**YOUR GOAL**
Write out, word for word, every line from the first one through the line that holds "import seaborn as sns", and nothing else; skip the pictures.

**SUPPLIED DATA**
-------

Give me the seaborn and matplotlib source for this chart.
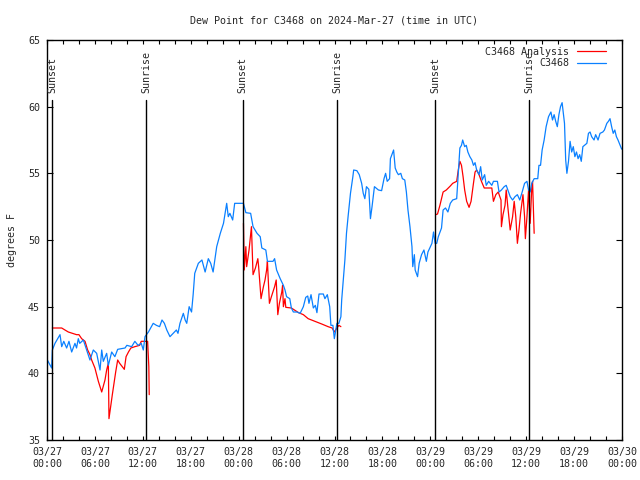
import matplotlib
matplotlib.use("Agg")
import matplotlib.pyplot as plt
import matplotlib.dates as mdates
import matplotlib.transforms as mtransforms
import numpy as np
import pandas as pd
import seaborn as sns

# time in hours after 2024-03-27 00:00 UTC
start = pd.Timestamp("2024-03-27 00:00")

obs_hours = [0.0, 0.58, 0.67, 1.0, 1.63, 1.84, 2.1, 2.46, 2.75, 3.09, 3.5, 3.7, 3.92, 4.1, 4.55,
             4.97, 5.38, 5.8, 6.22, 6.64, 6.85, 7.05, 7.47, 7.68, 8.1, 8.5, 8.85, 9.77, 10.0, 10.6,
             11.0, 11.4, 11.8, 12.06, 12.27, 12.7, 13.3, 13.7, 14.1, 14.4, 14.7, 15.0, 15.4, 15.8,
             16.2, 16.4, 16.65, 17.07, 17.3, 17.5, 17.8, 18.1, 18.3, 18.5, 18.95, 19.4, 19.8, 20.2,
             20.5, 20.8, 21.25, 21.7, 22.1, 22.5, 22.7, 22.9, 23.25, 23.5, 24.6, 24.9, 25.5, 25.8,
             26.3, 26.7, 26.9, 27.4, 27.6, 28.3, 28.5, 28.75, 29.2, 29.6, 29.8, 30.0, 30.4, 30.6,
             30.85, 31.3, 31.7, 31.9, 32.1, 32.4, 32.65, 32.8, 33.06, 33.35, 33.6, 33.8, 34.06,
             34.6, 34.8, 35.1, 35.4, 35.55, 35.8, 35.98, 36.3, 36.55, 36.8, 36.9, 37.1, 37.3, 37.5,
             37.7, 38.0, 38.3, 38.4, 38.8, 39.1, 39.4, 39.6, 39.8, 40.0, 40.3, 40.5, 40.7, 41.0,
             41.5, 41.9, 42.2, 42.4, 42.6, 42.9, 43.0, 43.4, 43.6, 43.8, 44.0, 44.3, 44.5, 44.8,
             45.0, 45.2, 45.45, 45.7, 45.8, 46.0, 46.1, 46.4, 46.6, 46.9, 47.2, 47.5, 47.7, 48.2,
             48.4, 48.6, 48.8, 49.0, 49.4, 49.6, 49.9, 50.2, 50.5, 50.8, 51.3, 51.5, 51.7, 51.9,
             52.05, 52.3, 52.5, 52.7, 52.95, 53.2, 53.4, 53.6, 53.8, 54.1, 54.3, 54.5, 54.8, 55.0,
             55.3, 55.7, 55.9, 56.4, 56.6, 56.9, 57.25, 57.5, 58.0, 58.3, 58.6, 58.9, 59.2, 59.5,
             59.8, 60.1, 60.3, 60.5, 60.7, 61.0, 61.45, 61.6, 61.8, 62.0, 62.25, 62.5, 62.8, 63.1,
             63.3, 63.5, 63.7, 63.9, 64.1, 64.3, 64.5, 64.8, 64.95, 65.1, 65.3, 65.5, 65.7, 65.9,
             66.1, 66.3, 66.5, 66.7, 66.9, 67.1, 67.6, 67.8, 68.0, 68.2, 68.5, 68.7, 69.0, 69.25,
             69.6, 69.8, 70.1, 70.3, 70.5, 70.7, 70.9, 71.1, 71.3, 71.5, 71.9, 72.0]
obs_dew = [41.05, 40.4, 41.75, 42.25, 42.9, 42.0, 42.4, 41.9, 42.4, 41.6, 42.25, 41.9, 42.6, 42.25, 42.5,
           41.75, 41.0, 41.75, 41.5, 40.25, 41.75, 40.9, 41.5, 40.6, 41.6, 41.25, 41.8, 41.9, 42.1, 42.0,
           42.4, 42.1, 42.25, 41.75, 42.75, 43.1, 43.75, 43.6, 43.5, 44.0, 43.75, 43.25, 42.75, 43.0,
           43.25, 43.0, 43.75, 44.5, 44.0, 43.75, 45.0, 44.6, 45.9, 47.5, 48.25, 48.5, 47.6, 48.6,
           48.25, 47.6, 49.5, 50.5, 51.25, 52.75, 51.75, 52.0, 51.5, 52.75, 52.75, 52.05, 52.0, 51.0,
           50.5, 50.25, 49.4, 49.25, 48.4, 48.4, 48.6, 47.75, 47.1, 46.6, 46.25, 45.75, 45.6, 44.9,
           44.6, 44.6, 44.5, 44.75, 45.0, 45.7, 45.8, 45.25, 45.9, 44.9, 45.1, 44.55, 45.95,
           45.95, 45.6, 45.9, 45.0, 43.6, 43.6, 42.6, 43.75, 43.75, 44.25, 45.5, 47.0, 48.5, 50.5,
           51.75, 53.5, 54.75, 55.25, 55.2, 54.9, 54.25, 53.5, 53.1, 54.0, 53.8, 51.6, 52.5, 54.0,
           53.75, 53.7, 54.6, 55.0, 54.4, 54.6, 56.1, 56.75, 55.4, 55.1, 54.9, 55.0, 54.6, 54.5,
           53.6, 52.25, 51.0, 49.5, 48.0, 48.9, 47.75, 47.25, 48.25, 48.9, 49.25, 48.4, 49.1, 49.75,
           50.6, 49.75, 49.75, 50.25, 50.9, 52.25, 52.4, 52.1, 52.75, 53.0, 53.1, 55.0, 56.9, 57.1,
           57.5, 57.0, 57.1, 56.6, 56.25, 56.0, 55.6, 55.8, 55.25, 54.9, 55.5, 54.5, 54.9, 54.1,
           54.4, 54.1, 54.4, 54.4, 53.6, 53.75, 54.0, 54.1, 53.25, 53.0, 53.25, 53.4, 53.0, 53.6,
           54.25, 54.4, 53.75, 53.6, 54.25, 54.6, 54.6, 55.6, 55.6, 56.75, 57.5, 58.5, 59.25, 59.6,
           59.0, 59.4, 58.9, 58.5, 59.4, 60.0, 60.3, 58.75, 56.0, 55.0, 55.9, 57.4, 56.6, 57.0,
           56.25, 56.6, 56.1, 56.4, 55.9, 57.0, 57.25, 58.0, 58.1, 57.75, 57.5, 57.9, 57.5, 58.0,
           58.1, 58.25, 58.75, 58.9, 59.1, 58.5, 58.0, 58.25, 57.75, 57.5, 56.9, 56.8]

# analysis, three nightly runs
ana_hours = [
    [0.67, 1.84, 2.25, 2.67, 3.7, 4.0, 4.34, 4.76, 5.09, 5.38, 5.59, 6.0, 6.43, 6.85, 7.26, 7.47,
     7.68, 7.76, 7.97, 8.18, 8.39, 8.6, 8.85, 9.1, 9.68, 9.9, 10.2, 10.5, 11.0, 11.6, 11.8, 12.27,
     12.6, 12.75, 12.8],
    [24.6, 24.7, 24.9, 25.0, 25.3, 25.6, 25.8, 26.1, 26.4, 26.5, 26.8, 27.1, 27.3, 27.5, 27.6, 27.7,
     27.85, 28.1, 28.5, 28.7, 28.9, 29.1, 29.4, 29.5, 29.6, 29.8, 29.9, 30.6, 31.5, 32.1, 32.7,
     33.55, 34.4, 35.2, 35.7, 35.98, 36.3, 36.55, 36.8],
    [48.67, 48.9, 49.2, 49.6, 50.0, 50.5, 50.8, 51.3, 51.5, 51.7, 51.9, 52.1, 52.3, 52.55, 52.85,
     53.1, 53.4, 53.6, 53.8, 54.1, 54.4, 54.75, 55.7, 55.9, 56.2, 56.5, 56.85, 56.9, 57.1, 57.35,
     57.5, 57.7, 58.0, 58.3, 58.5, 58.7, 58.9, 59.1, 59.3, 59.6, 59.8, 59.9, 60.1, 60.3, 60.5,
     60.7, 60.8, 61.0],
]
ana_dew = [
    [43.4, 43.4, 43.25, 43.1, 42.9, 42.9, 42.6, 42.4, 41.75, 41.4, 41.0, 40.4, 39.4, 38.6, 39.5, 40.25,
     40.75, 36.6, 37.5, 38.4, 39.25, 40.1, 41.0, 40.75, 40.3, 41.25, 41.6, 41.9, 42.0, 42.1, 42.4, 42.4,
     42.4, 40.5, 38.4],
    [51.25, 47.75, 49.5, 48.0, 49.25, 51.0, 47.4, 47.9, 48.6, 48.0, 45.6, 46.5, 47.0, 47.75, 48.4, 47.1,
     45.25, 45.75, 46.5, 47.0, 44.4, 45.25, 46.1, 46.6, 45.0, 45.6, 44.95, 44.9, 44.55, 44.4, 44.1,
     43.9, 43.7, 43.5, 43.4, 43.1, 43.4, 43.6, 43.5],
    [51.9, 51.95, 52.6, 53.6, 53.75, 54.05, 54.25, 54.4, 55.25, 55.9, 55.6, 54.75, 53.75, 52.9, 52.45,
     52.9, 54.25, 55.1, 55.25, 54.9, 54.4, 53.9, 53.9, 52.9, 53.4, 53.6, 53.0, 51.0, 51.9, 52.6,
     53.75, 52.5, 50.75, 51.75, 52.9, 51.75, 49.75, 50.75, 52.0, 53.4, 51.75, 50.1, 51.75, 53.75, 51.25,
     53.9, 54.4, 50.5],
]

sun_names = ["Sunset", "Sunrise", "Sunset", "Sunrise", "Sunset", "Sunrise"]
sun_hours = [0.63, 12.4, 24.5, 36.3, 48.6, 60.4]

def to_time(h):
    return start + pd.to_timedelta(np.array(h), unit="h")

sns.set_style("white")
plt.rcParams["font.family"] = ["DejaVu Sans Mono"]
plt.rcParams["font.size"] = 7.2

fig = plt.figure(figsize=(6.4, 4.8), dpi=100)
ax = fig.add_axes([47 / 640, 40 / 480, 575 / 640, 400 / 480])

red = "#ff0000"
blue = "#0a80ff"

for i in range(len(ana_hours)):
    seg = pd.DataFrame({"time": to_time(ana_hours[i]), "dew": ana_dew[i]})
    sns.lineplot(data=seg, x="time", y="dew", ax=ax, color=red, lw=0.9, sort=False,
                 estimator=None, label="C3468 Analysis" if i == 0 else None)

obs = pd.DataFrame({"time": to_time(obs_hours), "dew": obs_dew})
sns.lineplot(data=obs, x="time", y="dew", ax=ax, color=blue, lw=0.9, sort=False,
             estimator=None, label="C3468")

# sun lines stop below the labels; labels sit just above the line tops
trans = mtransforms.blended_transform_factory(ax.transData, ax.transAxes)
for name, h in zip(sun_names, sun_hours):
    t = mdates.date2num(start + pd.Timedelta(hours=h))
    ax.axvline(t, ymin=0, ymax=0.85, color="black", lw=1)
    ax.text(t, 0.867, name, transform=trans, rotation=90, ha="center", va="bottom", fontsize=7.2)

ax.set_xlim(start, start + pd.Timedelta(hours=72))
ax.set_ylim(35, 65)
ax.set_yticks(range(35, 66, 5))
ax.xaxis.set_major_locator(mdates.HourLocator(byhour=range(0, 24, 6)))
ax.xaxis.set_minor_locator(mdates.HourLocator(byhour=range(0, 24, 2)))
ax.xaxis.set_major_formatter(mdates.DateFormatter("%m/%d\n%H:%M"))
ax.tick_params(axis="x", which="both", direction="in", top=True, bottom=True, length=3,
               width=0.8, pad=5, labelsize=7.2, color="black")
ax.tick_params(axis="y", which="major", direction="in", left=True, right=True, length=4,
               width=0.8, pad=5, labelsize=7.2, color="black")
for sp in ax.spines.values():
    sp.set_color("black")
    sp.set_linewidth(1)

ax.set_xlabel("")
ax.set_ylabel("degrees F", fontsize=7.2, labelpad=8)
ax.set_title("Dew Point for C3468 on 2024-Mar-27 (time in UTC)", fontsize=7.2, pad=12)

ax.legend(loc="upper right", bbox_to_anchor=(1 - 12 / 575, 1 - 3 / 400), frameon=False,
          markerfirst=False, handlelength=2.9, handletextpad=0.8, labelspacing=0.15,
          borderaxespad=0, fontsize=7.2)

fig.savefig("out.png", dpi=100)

-------

**FULL SOLUTION**
Give me the seaborn and matplotlib source for this chart.
import matplotlib
matplotlib.use("Agg")
import matplotlib.pyplot as plt
import matplotlib.dates as mdates
import matplotlib.transforms as mtransforms
import numpy as np
import pandas as pd
import seaborn as sns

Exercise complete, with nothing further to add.